Reliability is a somewhat slippery slope, once you start chasing after after it, sort of like the 'in the interests of national security' in contemporary media plotlines. It helps to know what you're protecting against - are you going to vibrate it? Will it experience mechanical shock? Thermal shock? Thermal cycling? Environmental effects like the weather? Direct exposure to sunlight?
Different kinds of risk exposure call for different methods of risk mitigation. All the while, you also have to keep in mind the requirements for performance. For instance, tell an RF designer he has to do that and he'll laugh you out the room - they use vias to build walls to copper. They won't let you break the plane for it, because it defeats the purpose.

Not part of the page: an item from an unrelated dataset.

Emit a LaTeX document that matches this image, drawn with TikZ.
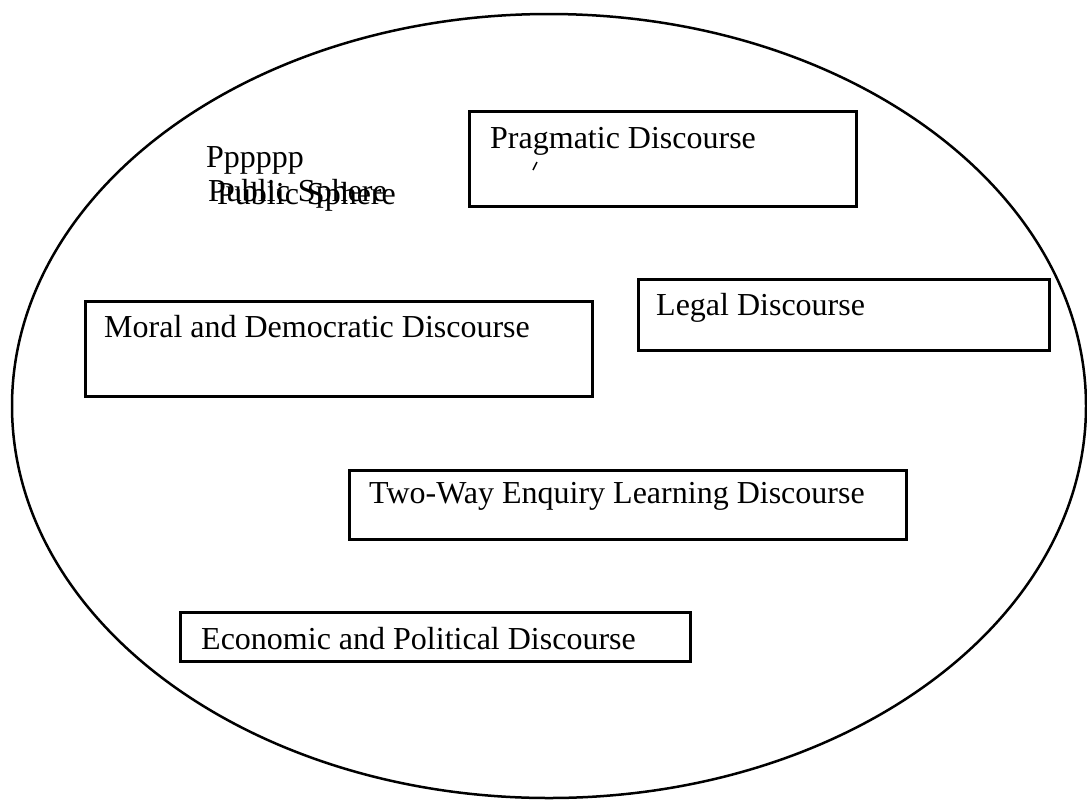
\documentclass[tikz,border=0pt]{standalone}
\usepackage{fontspec}
\setmainfont{Liberation Serif}
\begin{document}
\begin{tikzpicture}[x=1pt,y=-1pt,
  box/.style={draw, line width=2.5pt, inner sep=0pt, anchor=north west},
  lbl/.style={anchor=base west, inner sep=0pt, font=\fontsize{32}{38}\selectfont}]
\useasboundingbox (0,0) rectangle (1087,801);
\draw[line width=2.5pt] (549,406) ellipse [x radius=537, y radius=392];
% boxes
\node[box, minimum width=387pt, minimum height=95pt] (prag) at (468,110) {};
\node[box, minimum width=411pt, minimum height=71pt] (legal) at (637,278) {};
\node[box, minimum width=507pt, minimum height=95pt] (moral) at (84,300) {};
\node[box, minimum width=557pt, minimum height=69pt] (twoway) at (348,469) {};
\node[box, minimum width=510pt, minimum height=49pt] (econ) at (179,611) {};
% labels
\node[lbl] (tprag) at (490,148) {Pragmatic Discourse};
\node[lbl] (tlegal) at (656,315) {Legal Discourse};
\node[lbl] (tmoral) at (104,337) {Moral and Democratic Discourse};
\node[lbl] (ttwoway) at (369,503) {Two-Way Enquiry Learning Discourse};
\node[lbl] (tecon) at (201,649) {Economic and Political Discourse};
\node[lbl] (tp) at (206,167) {Pppppp};
\node[lbl] (tps1) at (208,201) {Public Sphere};
\node[lbl] (tps2) at (217,204) {Public Sphere};
% stray tick
\draw[line width=1.5pt] (533,170) -- (537,162);
\end{tikzpicture}
\end{document}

However, in a general setting, thermal vias are definitely mechanically forgiving. When in doubt, take the safer route as long as it isn't more expensive. Cost could be as money, performance, or design time.
With low end fabrication vendors, it also gives you a cleaner way to target the drills if it's done by hand and eye(not a problem in the first world as much).
And as for not soldering the vias, I had to use very high reliability fabrication protocols in the past that involve filling every via with solder. Someone literally sits down with a microscope and pours copper into every single via, atleast those big enough for solder to go through, with special dispensation for the smaller ones. Those are used in a very high vibration, extended thermal cycling sort of environment with many other headaches. I don't know how widepread the practice is in regular electronics. We certainly dont do it for lab instrumentation.